● **Set problem**: Repeat, please, only the lines from the top of the data down to the line with "38.74, 40.38, 39.28, 39.16, 38.42, 40.79, 41.77, 39.28]"; include both of those lines.

● **Given data**:
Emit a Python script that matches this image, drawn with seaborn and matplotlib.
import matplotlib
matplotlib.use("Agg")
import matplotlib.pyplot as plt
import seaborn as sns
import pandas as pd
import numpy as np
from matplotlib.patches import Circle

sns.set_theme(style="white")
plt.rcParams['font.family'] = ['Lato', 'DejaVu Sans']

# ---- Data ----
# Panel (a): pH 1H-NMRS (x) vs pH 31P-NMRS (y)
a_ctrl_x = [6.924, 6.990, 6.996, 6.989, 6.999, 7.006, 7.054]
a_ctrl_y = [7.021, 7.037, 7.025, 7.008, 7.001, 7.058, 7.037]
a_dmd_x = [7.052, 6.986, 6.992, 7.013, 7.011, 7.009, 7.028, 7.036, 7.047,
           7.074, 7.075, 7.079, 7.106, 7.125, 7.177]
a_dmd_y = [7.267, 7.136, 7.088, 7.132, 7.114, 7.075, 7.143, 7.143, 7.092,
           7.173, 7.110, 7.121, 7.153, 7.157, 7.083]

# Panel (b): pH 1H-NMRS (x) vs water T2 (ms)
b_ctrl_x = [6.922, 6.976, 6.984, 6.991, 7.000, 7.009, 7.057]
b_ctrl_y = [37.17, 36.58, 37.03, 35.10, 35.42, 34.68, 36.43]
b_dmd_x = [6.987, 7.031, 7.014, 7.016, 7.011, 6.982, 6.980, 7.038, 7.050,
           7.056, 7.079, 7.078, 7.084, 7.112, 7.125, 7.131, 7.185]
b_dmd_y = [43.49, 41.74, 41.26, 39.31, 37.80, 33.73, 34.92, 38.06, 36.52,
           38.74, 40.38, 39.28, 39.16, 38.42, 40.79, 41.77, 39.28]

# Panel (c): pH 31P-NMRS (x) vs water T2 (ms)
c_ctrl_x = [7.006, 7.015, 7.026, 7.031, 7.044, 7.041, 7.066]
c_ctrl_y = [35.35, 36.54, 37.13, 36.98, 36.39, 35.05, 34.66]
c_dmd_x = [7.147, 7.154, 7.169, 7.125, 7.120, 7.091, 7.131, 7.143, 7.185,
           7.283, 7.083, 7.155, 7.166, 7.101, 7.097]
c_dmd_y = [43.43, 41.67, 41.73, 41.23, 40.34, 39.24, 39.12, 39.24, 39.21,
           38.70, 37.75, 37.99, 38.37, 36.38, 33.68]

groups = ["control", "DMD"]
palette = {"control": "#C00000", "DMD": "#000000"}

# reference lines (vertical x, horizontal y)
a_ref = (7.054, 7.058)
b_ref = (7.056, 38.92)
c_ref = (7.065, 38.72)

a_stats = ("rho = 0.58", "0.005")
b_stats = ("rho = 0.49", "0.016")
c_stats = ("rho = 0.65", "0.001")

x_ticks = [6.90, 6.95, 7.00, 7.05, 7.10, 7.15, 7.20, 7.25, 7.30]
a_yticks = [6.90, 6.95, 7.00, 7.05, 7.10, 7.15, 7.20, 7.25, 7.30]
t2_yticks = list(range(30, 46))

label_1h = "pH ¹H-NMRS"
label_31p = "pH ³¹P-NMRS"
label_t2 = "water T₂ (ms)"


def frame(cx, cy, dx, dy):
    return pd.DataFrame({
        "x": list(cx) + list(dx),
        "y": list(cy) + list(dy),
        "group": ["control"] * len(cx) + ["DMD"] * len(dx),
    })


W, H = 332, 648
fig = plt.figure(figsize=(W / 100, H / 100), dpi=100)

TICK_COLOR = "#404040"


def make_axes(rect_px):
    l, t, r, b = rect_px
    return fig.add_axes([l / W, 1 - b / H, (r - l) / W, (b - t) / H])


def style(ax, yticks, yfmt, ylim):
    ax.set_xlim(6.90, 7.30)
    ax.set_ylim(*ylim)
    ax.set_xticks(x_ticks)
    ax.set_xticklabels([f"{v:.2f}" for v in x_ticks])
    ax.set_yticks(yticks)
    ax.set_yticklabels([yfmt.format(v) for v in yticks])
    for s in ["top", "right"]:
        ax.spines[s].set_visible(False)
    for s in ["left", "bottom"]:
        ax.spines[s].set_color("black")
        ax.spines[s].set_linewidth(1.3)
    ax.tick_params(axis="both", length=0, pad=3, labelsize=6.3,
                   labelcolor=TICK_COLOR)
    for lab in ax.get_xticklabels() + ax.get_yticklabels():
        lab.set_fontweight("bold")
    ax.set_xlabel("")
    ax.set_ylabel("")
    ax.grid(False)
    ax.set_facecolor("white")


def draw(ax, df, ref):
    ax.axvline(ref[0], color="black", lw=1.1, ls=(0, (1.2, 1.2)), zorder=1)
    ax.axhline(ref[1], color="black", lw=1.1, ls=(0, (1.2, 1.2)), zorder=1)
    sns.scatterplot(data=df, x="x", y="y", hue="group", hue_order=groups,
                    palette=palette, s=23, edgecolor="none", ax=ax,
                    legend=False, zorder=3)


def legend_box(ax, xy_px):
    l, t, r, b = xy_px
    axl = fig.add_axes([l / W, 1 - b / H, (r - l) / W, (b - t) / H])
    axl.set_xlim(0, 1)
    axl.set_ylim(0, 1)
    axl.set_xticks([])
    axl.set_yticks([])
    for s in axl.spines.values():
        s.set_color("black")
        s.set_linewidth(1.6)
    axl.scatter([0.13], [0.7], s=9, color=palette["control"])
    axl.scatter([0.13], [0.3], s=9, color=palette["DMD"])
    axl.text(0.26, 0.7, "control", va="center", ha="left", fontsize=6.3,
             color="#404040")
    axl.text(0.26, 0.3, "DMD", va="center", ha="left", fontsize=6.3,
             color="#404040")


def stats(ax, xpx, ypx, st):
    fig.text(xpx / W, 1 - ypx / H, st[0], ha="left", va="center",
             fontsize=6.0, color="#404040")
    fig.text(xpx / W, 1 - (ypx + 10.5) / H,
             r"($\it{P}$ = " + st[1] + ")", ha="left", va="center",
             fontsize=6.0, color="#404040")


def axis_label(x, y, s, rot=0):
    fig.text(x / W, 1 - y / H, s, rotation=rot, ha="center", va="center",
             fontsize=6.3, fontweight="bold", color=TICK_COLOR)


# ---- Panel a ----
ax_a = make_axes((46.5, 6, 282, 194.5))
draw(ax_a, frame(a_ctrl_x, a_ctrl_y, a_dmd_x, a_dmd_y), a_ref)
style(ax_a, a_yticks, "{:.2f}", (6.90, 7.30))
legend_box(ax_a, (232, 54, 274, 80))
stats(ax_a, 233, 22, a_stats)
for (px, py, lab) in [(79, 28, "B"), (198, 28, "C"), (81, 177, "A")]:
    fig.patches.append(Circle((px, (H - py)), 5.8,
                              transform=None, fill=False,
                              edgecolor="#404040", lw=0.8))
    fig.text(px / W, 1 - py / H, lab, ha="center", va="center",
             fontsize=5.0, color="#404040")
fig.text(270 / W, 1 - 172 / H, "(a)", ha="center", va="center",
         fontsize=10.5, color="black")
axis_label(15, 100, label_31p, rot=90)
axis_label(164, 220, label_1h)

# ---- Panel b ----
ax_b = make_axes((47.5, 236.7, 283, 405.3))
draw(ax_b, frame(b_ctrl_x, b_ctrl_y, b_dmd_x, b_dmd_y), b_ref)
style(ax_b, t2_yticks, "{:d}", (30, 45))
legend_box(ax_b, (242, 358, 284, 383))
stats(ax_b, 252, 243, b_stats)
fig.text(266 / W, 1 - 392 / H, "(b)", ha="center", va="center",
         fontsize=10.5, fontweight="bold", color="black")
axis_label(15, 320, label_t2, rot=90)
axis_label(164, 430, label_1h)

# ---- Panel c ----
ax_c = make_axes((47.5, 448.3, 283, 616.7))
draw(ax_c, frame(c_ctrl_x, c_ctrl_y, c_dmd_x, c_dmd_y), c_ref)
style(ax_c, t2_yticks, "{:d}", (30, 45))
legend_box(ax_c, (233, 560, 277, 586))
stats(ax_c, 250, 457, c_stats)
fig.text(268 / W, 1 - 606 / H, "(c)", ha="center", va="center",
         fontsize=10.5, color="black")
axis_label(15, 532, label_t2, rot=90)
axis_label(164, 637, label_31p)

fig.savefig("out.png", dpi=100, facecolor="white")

● **Solution to this problem**:
Emit a Python script that matches this image, drawn with seaborn and matplotlib.
import matplotlib
matplotlib.use("Agg")
import matplotlib.pyplot as plt
import seaborn as sns
import pandas as pd
import numpy as np
from matplotlib.patches import Circle

sns.set_theme(style="white")
plt.rcParams['font.family'] = ['Lato', 'DejaVu Sans']

# ---- Data ----
# Panel (a): pH 1H-NMRS (x) vs pH 31P-NMRS (y)
a_ctrl_x = [6.924, 6.990, 6.996, 6.989, 6.999, 7.006, 7.054]
a_ctrl_y = [7.021, 7.037, 7.025, 7.008, 7.001, 7.058, 7.037]
a_dmd_x = [7.052, 6.986, 6.992, 7.013, 7.011, 7.009, 7.028, 7.036, 7.047,
           7.074, 7.075, 7.079, 7.106, 7.125, 7.177]
a_dmd_y = [7.267, 7.136, 7.088, 7.132, 7.114, 7.075, 7.143, 7.143, 7.092,
           7.173, 7.110, 7.121, 7.153, 7.157, 7.083]

# Panel (b): pH 1H-NMRS (x) vs water T2 (ms)
b_ctrl_x = [6.922, 6.976, 6.984, 6.991, 7.000, 7.009, 7.057]
b_ctrl_y = [37.17, 36.58, 37.03, 35.10, 35.42, 34.68, 36.43]
b_dmd_x = [6.987, 7.031, 7.014, 7.016, 7.011, 6.982, 6.980, 7.038, 7.050,
           7.056, 7.079, 7.078, 7.084, 7.112, 7.125, 7.131, 7.185]
b_dmd_y = [43.49, 41.74, 41.26, 39.31, 37.80, 33.73, 34.92, 38.06, 36.52,
           38.74, 40.38, 39.28, 39.16, 38.42, 40.79, 41.77, 39.28]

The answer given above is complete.